Anyone but Ken?
With the polls now telling us that Boris Johnson is extending his lead over Ken Livingstone in the race to become London mayor, Gordon Brown is to send in Mrs Tessa Jowell to assist Red Ken's reelection bid. With the best will in the world, and with all due respect to Tessa Jowell, we suspect that the Boris campaign team is not quaking in its boots at this news. If anything it represents an encouraging signal of Labour's desperation. While it is true that the Conservative candidate will be very lucky to win by the twelve point margin predicted by the latest polls, Boris Johnson appears currently to have the upper hand in what will probably be a close contest.

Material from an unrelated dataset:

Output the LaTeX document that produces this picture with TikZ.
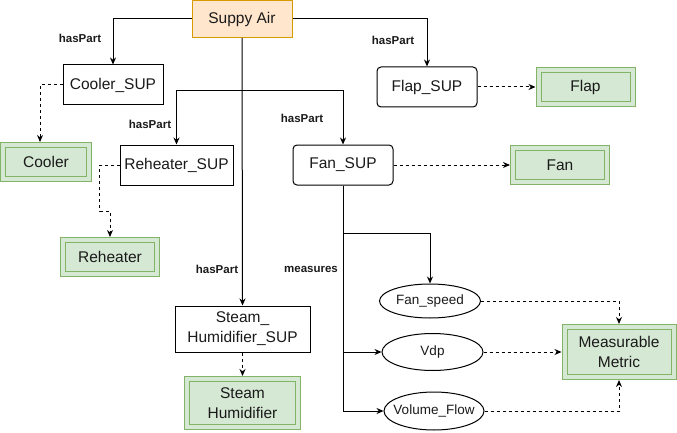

Machinations on the left in London are becoming increasingly complex: the Green Party is asking its voters to mark their second preference vote for Livingstone, in return for which Livingstone has asked his supporters to put the Green candidate Sian Berry as their second choice - an arrangement which is useful to Livingstone but no use at all to the Greens, who have no serious chance of being in a position to benefit from any second preference votes. Furthermore, the attempt to cast Boris Johnson as some kind of braying Nazi appears ludicrous to a voting public more inclined to regard him as, at worst, a genial buffoon.
Meanwhile, Livingstone's many enemies within and around Labour are still casting about for options. Oliver Kamm has been urging former MP Oona King to run, apparently to no avail - while Nick Cohen is now urging progressives to vote for Brian Paddick, the Liberal Democrat candidate. But Paddick is currently polling only 12% of first preference votes, in distant third place with Livingstone on 37% and Johnson on 49%. The reality is that the London mayoral election is a two horse race - and with the left divided it looks very much like a referendum on Ken and his increasingly scandal-ridden administration.
Could it be that London is waking up to reality at last?